GA: The following is a Marxist review of Shlomo Sand's latest work in the light of The Wandering Who?
Shlomo Sand’s new book, How I Stopped Being a Jew (Verso, 2014), as he says, an extended essay (of just over 100 pages), is something that may come to be seen as very significant in years, maybe even decades to come. This Israeli writer and academic is someone of considerable courage who has braved death threats and opprobrium in Israel, not just for support for the rights of the Palestinian people, but also for his attempts to analyse the history and myths that provide the ideological, and insofar at those ideologies grip people and social classes, material basis for the oppression of the Palestinians.

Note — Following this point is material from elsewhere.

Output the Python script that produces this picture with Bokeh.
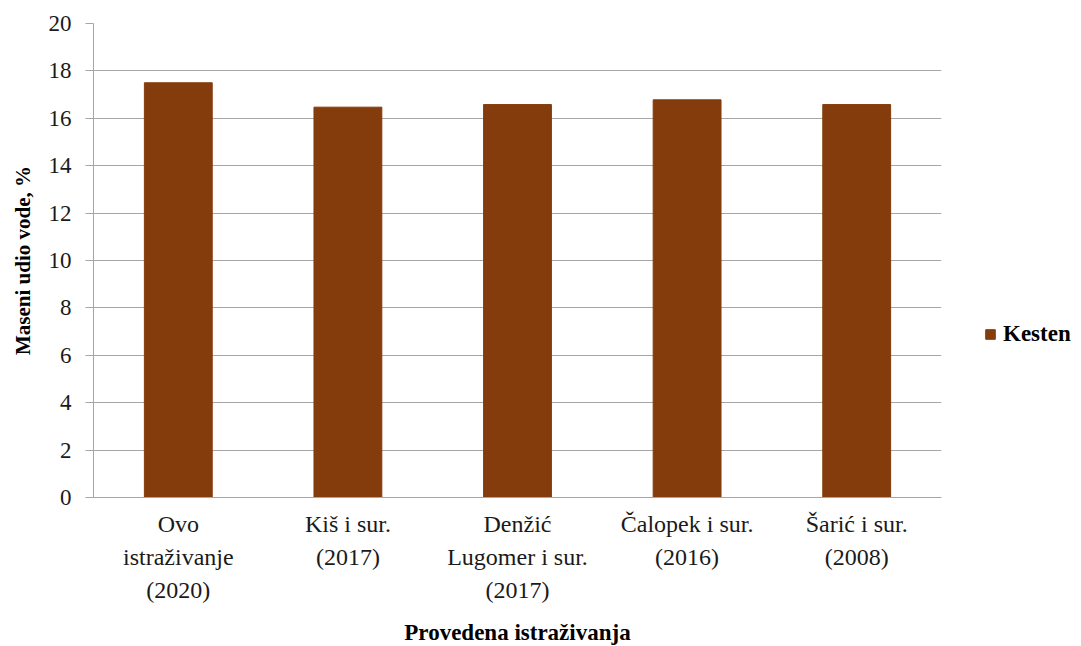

Sands has written scholarly works that question in historical terms the idea that Jews were seen as in any sense a nation prior to an attempt to create a nation-like mythology for them during the mid-to-late 19th Century. His work The Invention of the Jewish People resurrected from obscurity several facts that are very inconvenient for Zionist ideologues – such as the fact that there was no exile of Jews from Palestine in late Roman times, andthat the so-called Jewish diaspora around the Mediterranean, later spreading throughout Europe and the Middle East/North Africa and even wider, was the product of widespread proselytism and conversion, not exile.
He reiterated the long-known, but historically buried understanding that many, if not most, Jews of East and Central European heritage had their ultimate origin, not from the Levant, but rather from Khazaria, an early medieval kingdom and empire of Turkic origin in the far Eastern fringe of Europe, roughly coinciding with today’s Ukraine and Caucasus region, that was converted from above by its monarchy around the 8th Century. He therefore concluded, in a manner that is really very devastating to the entire Zionist project and the racist myths that justify it, that the Palestinians were much more certain to be descendants of the ancient population of Hebrews, whose state Israel claims to be the resurrection of, than the Jewish population whose armed settler movement created Israel. This resurrection of facts at least some of which were once acknowledged by many, including by many early Zionists, turns the entire rationale for Israel upside down.
He was also the author of a sequel, also highly regarded but perhaps less well-known, titled the Invention of the Land of Israel, as well as a number of shorter essays on similar topics.
The historic importance of his new book, How I Stopped Being a Jew, is that is a part of the crystallisation of a trend among radical intellectuals of Jewish and often Israeli origin that offers the potential to provide an opening whereby the Israel-Palestine conflict can be resolved in a democratic manner. This means as a matter of democratic principle that it has to be resolved through the restoration of the full rights of the Palestinians. Sand represents a part of this broad trend, with some differences, whose most prominent representative up to now has been the Jazz musician Gilad Atzmon, representing people of Jewish origin who have come to recognise that the secular Jewish identity, which was the basis of the Zionist movement that created Israel, and which is still the mainstay of Israel’s ruling class, is empty and self-contradictory, and insofar as it has a political manifestation, harmful.
Third Category
At first sight, the title of Sand’s book seems impossible – no one can ‘stop being’ a person of Jewish origin, any more that someone can stop being black, European, Chinese, or of any other ethnic background. But for Sand, it is not his ethnic origin that he is renouncing, but something else. One weakness of his book is that it is not entirely clear what, if it is not an ethnic origin, Sand is renouncing and ceasing to be.
Fortunately, the theoretical basis of this has already been worked out by Gilad Atzmon in his writings, both before and in his 2011 work The Wandering Who , where he divided people of Jewish origin into three non-mutually exclusive ‘categories': Religious Jews (Category 1), those of Jewish origin who regard themselves as no different to others of whatever origin (Category 2), and finally those who regard their Jewish traits as being more important than any other of their traits (category 3). Individuals in these categories may overlap, but nevertheless it is only the third category that is directly political, and which has the capacity to behave in an oppressive manner to non-Jews, as most obviously demonstrated in Israel. Though Sand does not explicitly say this, obviously what he has ‘stopped being’ in his own concept is a ‘third category’ Jew.